During the 2024 season, Bernardino relied heavily on a two-pitch combination of his sinker and curveball, as he threw them 82% of the time. The remaining 18% were made up from his cutter and slider, though that has changed in 2025. His pitch usage has evened out, with his new changeup being his most thrown pitch at a 29% usage rate. It’s followed by his sinker at 27%, his cutter at 24%, his curveball at 18%, and his slider, which has only been thrown for 2% of his pitches.
And while it is early in the season, Bernardino has seen improvements early on. Through his first seven games pitched, he’s managed to throw 8 1/3 innings, striking out seven hitters and having walked only one (intentionally). He’s allowed a home run, but his ERA is currently 2.16, and more importantly his WHIP is incredibly low at 0.600 thanks to the low number of hits he’s allowed early into the season.
What's most important is that right-handers have struggled against Bernardino, as they’ve gone 2-for-18 against him, good for a slash line of .111/.105/.167 with five strikeouts. Batters are making good contact less often, as his barrel percentage has dropped to 5.6% on the season, along with his exit velocity dropping to 85.7 mph.

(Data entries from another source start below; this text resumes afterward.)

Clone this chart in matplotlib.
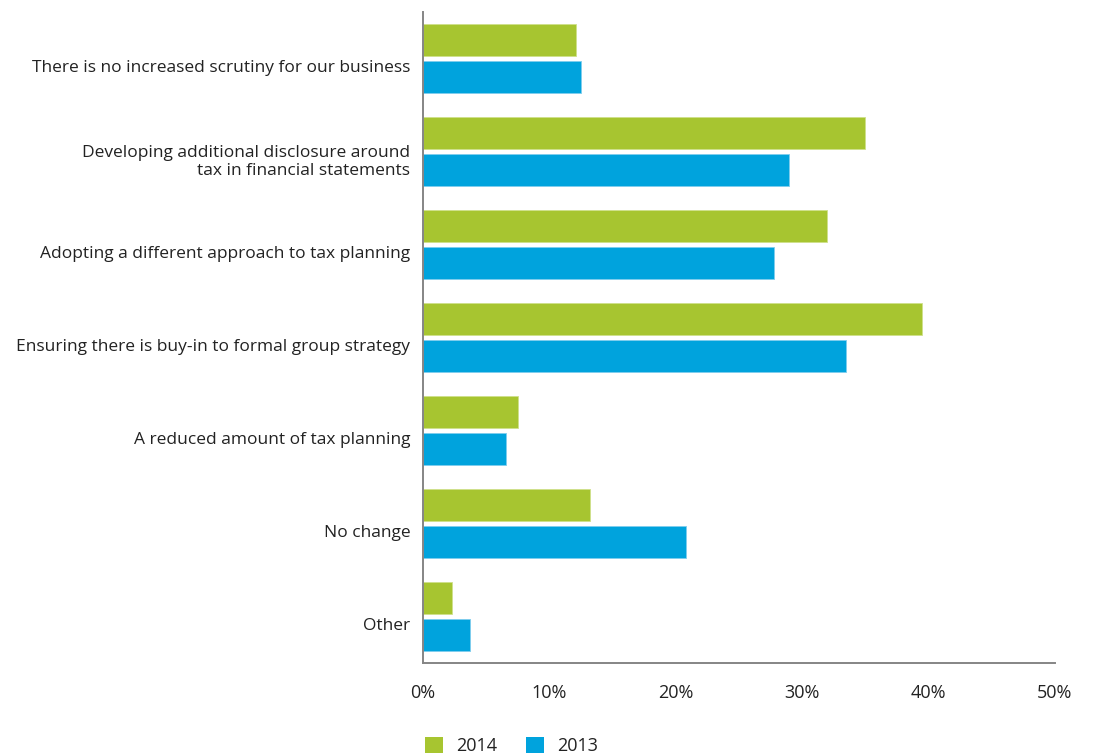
import numpy as np
import matplotlib.pyplot as plt
from matplotlib.patches import Patch

plt.rcParams["font.family"] = ["Open Sans", "DejaVu Sans"]

categories = [
    "There is no increased scrutiny for our business",
    "Developing additional disclosure around\ntax in financial statements",
    "Adopting a different approach to tax planning",
    "Ensuring there is buy-in to formal group strategy",
    "A reduced amount of tax planning",
    "No change",
    "Other",
]
values_2014 = [12.1, 35.0, 32.0, 39.5, 7.5, 13.2, 2.3]
values_2013 = [12.5, 29.0, 27.8, 33.5, 6.6, 20.8, 3.7]
x_ticks = [0, 10, 20, 30, 40, 50]
x_tick_labels = ["0%", "10%", "20%", "30%", "40%", "50%"]

green = "#a7c530"
blue = "#00a3dd"
text_col = "#222222"
axis_col = "#858585"

fig = plt.figure(figsize=(10.93, 7.55), dpi=100)
ax = fig.add_axes([0.387, 0.122, 0.578, 0.862])

y = np.arange(len(categories))
h = 0.34
ax.barh(y - 0.2, values_2014, height=h, color=green, edgecolor="#cfe08a", linewidth=0.6)
ax.barh(y + 0.2, values_2013, height=h, color=blue, edgecolor="#7fcdee", linewidth=0.6)

ax.set_ylim(6.5, -0.5)
ax.set_xlim(0, 50)
# labels sit a little below the middle of each pair
ax.set_yticks(y + 0.08)
ax.set_yticklabels(categories, fontsize=12.5, color=text_col, ha="right", multialignment="right")
ax.set_xticks(x_ticks)
ax.set_xticklabels(x_tick_labels, fontsize=13, color=text_col)
ax.tick_params(axis="both", length=0)
ax.tick_params(axis="y", pad=9)
ax.tick_params(axis="x", pad=15)

for side in ["top", "right"]:
    ax.spines[side].set_visible(False)
for side in ["left", "bottom"]:
    ax.spines[side].set_color(axis_col)
    ax.spines[side].set_linewidth(1.4)

handles = [Patch(facecolor=green, label="2014"), Patch(facecolor=blue, label="2013")]
fig.legend(handles=handles, loc="center", bbox_to_anchor=(0.468, 0.012), ncol=2,
           frameon=False, fontsize=13, handlelength=1.0, handleheight=1.0,
           handletextpad=0.7, columnspacing=1.6, labelcolor=text_col)

fig.savefig("out.png", dpi=100)
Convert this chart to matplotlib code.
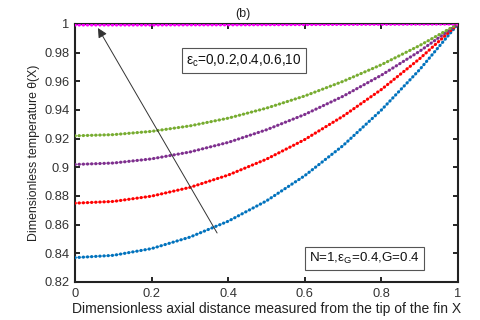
import matplotlib
matplotlib.use("Agg")
import matplotlib.pyplot as plt

plt.rcParams['font.family'] = ['Liberation Sans', 'DejaVu Sans']

# data
x_vals = [0.0, 0.1, 0.2, 0.3, 0.4, 0.5, 0.6, 0.7, 0.8, 0.9, 1.0]
theta_ec0 = [0.8370, 0.8386, 0.8433, 0.8513, 0.8624, 0.8766, 0.8942, 0.9152, 0.9400, 0.9682, 1.0]
theta_ec02 = [0.8750, 0.8762, 0.8799, 0.8860, 0.8946, 0.9057, 0.9194, 0.9357, 0.9543, 0.9758, 1.0]
theta_ec04 = [0.9020, 0.9030, 0.9059, 0.9107, 0.9174, 0.9262, 0.9369, 0.9496, 0.9643, 0.9810, 1.0]
theta_ec06 = [0.9220, 0.9228, 0.9251, 0.9289, 0.9343, 0.9413, 0.9498, 0.9600, 0.9716, 0.9850, 1.0]
theta_ec10 = [0.9993, 0.9993, 0.9993, 0.9994, 0.9994, 0.9995, 0.9996, 0.9997, 0.9998, 0.9999, 1.0]
series = [theta_ec0, theta_ec02, theta_ec04, theta_ec06, theta_ec10]
colors = ['#0072BD', '#FF0000', '#7E2F8E', '#77AC30', '#FF00FF']

x_ticks = [0, 0.2, 0.4, 0.6, 0.8, 1.0]
x_ticklabels = ['0', '0.2', '0.4', '0.6', '0.8', '1']
y_ticks = [0.82, 0.84, 0.86, 0.88, 0.90, 0.92, 0.94, 0.96, 0.98, 1.0]
y_ticklabels = ['0.82', '0.84', '0.86', '0.88', '0.9', '0.92', '0.94', '0.96', '0.98', '1']

fig = plt.figure(figsize=(4.8, 3.2), dpi=100)
ax = fig.add_axes([75/480, 1-282/320, (458-75)/480, (282-24)/320])

for ys, c in zip(series, colors):
    ax.plot(x_vals, ys, color=c, lw=0.8, alpha=0.55, solid_capstyle='butt', zorder=3)
    ax.plot(x_vals, ys, color=c, lw=2.3, linestyle=(0, (0.05, 1.25)),
            dash_capstyle='round', zorder=4)

ax.set_xlim(0, 1)
ax.set_ylim(0.82, 1.0)
ax.set_xticks(x_ticks)
ax.set_xticklabels(x_ticklabels)
ax.set_yticks(y_ticks)
ax.set_yticklabels(y_ticklabels)
ax.tick_params(direction='in', length=3.5, width=1.2, top=True, right=True,
               labelsize=9.3, labelcolor='#333333', pad=4)
for s in ax.spines.values():
    s.set_linewidth(1.5)
    s.set_color('#222222')

ax.set_xlabel('Dimensionless axial distance measured from the tip of the fin X',
              fontsize=10, color='#222222', labelpad=2)
ax.set_ylabel('Dimensionless temperature θ(X)', fontsize=8.8, color='#222222', labelpad=3)

fig.text(243/480, 1-14/320, '(b)', fontsize=9, ha='center', va='center', color='#222222')

ax.text(0.29, 0.9745, r'$\mathregular{\epsilon_c}$=0,0.2,0.4,0.6,10', fontsize=9.8,
        ha='left', va='center', color='#111111', zorder=6,
        bbox=dict(boxstyle='square,pad=0.3', fc='white', ec='#555555', lw=0.8))
ax.text(0.611, 0.8364, r'N=1,$\mathregular{\epsilon_G}$=0.4,G=0.4', fontsize=9.6,
        ha='left', va='center', color='#111111', zorder=6,
        bbox=dict(boxstyle='square,pad=0.3', fc='white', ec='#555555', lw=0.8))

ax.annotate('', xy=(0.060, 0.9972), xytext=(0.371, 0.8542),
            arrowprops=dict(arrowstyle='-|>', color='#333333', lw=0.7,
                            mutation_scale=14, shrinkA=0, shrinkB=0), zorder=5)

fig.savefig('out.png', dpi=100)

The changeup has been thrown 28 times so far (only to righties), and hitters are 0-for-10 on the season against with a whiff rate of 41.2%.
Reintegrating his changeup into his pitch arsenal may have allowed Bernardino to remain with the Red Sox and become something more than he's previously shown. If he can keep up this level of pitching, the Red Sox may have a deeper bullpen than many first thought.